If this seems like too much translation is going on, that's because it is! One goal in the accessibility overhaul is to remove these redundant layers, which grew out of compatibility concerns at various points in time.
So, atk-adaptor ships the information via the DBus daemonf (either the original dbus-daemon or newer implementations like dbus-broker). What's on the other side? In the case of Orca it is libatspi, a hand-written binding to the DBus interfaces for accessibility.
Libatspi also keeps an internal representation of the information that it got shipped from the toolkit. When Orca asks, "what's the name of this widget?", libatspi may already have that information cached. Of course, the first time it does that, it actually goes and asks the toolkit via DBus for that information.

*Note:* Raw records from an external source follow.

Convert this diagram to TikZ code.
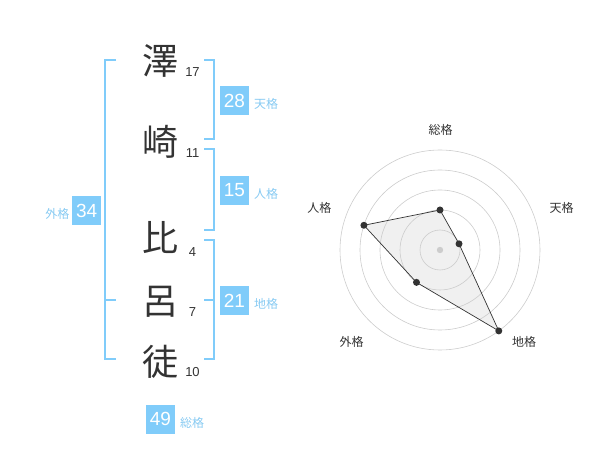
\documentclass[tikz,border=0pt]{standalone}
\usepackage{fontspec}
\setmainfont{Liberation Sans}
\newfontfamily\cjk{Noto Sans CJK JP}
\usetikzlibrary{positioning}

\definecolor{kakublue}{RGB}{128,204,250}
\definecolor{kakutext}{RGB}{135,202,242}
\definecolor{inkgray}{RGB}{51,51,51}

\tikzset{
  kanji/.style={font=\cjk\fontsize{36}{36}\selectfont, text=inkgray, inner sep=0pt},
  strokes/.style={font=\fontsize{13}{13}\selectfont, text=inkgray, inner sep=0pt},
  kakubox/.style={fill=kakublue, text=white, minimum size=29pt, inner sep=0pt,
    font=\fontsize{19}{19}\selectfont},
  kakulabel/.style={font=\cjk\fontsize{12}{12}\selectfont, text=kakutext, inner sep=0pt},
  bracket/.style={draw=kakublue, line width=1.6pt},
  ring/.style={draw=black!20, line width=0.6pt},
  axislabel/.style={font=\cjk\fontsize{12}{12}\selectfont, text=inkgray, inner sep=0pt},
  dot/.style={circle, fill=inkgray, minimum size=7pt, inner sep=0pt},
}

\begin{document}
\begin{tikzpicture}[x=1pt, y=-1pt]
    \useasboundingbox (0,0) rectangle (600,470);

    % Name characters and stroke counts
    \node[kanji] (c1) at (160,61) {澤};
    \node[kanji] (c2) at (160,141.5) {崎};
    \node[kanji] (c3) at (160,238) {比};
    \node[kanji] (c4) at (160,301.5) {呂};
    \node[kanji] (c5) at (160,361.5) {徒};
    \node[strokes] (n1) at (192.5,72.5) {17};
    \node[strokes] (n2) at (192.5,153) {11};
    \node[strokes] (n3) at (192.5,252.5) {4};
    \node[strokes] (n4) at (192.5,312.5) {7};
    \node[strokes] (n5) at (192.5,372.5) {10};

    % Brackets
    \draw[bracket] (204,60) -| (214,139.3) -- (204,139.3);
    \draw[bracket] (204,149.3) -| (214,230) -- (204,230);
    \draw[bracket] (204,240) -| (214,359.3) -- (204,359.3);
    \draw[bracket] (204,300) -- (214,300);
    \draw[bracket] (116,60) -| (105,359.3) -- (116,359.3);
    \draw[bracket] (105,300) -- (116,300);

    % Fortune values
    \node[kakubox] (ten) at (234.5,100.5) {28};
    \node[kakulabel, anchor=west] (tenl) at (254,103.5) {天格};
    \node[kakubox] (jin) at (234.5,190.5) {15};
    \node[kakulabel, anchor=west] (jinl) at (254,193.5) {人格};
    \node[kakubox] (chi) at (234.5,300.5) {21};
    \node[kakulabel, anchor=west] (chil) at (254,303.5) {地格};
    \node[kakubox] (gai) at (86.7,210.5) {34};
    \node[kakulabel, anchor=east] (gail) at (69.5,213.5) {外格};
    \node[kakubox] (sou) at (160.5,419) {49};
    \node[kakulabel, anchor=west] (soul) at (180,422.5) {総格};

    % Radar chart
    \begin{scope}[shift={(440,250)}, y=1pt]
        \coordinate (psou) at (90:40);
        \coordinate (pten) at (18:20);
        \coordinate (pchi) at (-54:100);
        \coordinate (pgai) at (-126:40);
        \coordinate (pjin) at (162:80);
        \fill[black!6] (psou) -- (pten) -- (pchi) -- (pgai) -- (pjin) -- cycle;
        \foreach \r in {20,40,...,100}
            \draw[ring] (0,0) circle (\r);
        \fill[black!20] (0,0) circle (3.2);
        \draw[inkgray, line width=0.7pt] (psou) -- (pten) -- (pchi) -- (pgai) -- (pjin) -- cycle;
        \foreach \p in {psou,pten,pchi,pgai,pjin}
            \node[dot] (d\p) at (\p) {};
        \node[axislabel] (asou) at (0.7,120) {総格};
        \node[axislabel] (aten) at (121.7,41.7) {天格};
        \node[axislabel] (achi) at (84,-91.7) {地格};
        \node[axislabel] (agai) at (-88.3,-91.7) {外格};
        \node[axislabel] (ajin) at (-120.7,41.7) {人格};
    \end{scope}
\end{tikzpicture}
\end{document}
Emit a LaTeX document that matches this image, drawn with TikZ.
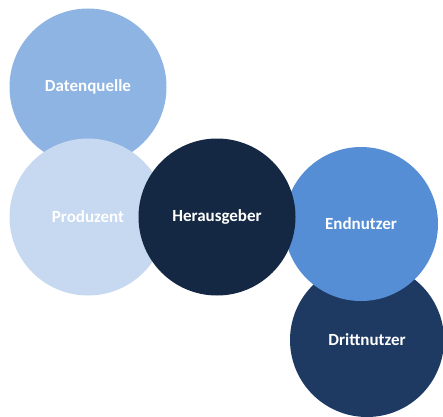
\documentclass[tikz,border=0pt]{standalone}
\usepackage{fontspec}
\setmainfont{Carlito}
\usepackage{tikz}
\usetikzlibrary{positioning}
\definecolor{quelleblue}{HTML}{8DB4E2}
\definecolor{produblue}{HTML}{C6D9F1}
\definecolor{herausnavy}{HTML}{142843}
\definecolor{endblue}{HTML}{568ED6}
\definecolor{drittnavy}{HTML}{1E3A63}
\tikzstyle{rnode} = [circle, inner sep = 0pt, text = white, font = \fontsize{17}{20}\selectfont\bfseries]

\begin{document}
\begin{tikzpicture}[x=1pt, y=1pt]
			\useasboundingbox (0,0) rectangle (443,416);
			\node [rnode, fill=quelleblue, minimum size=157pt] (quelle) at (88, 329) {Datenquelle};
			\node [rnode, fill=produblue, minimum size=157pt] (produ) at (88, 199) {Produzent};
			\node [rnode, fill=drittnavy, minimum size=154pt] (dritt) at (367, 76) {Drittnutzer};
			\node [rnode, fill=endblue, minimum size=154pt] (end) at (361, 192) {Endnutzer};
			\node [rnode, fill=herausnavy, minimum size=157pt] (heraus) at (217, 199) {Herausgeber};
		\end{tikzpicture}
\end{document}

But Orca is written in Python, and libatspi is a C library. Pyatspi2 is a Python binding for libatspi. Many years ago we didn't have an automatic way to create language bindings, so there is a hand-writtten "old API" implemented in terms of the "new API" that is auto-generated via GObject Introspection from libatspi.
Pyatspi2 also has a bit of logic which should probably not be there, but rather in Orca itself or in libatspi.
Note the work to remove Orca's use of pyatspi2. This may allow us to remove pyatspi2 from the stack for end-users very soon; it still needs to be kept around for developers who use tools like Accerciser, which also use pyatspi2.
Finally we get to Orca, a screen reader written in Python. Orca uses speech synthesis to read out loud the names of widgets, their available actions, and generally any information that widgets want to present to the user. It also implements hotkeys to navigate between elements in the user interface, or a "where am I" function that tells you where the current focus is in the widget hierarchy.
In the diagram, Odilia is the only screen reader that connects directly to dbus-daemon instead of going through the legacy layers of pyatspi2 and libatspi. Odilia calls the atspi APIs via DBus directly. (Implementation detail: Odilia is written in Rust, and uses zbus as its Rust-only implementation of dbus).
Modern toolkits like GTK4, Qt5, and WebKit call the DBus APIs for atspi directly, instead of using atk's intermediate layer. Their job then becomes to translate their own toolkit concepts into atspi concepts. This is in contrast to toolkits which still use atk, which must translate their own concepts into atk, and then atk-adaptor translates that into atspi concepts.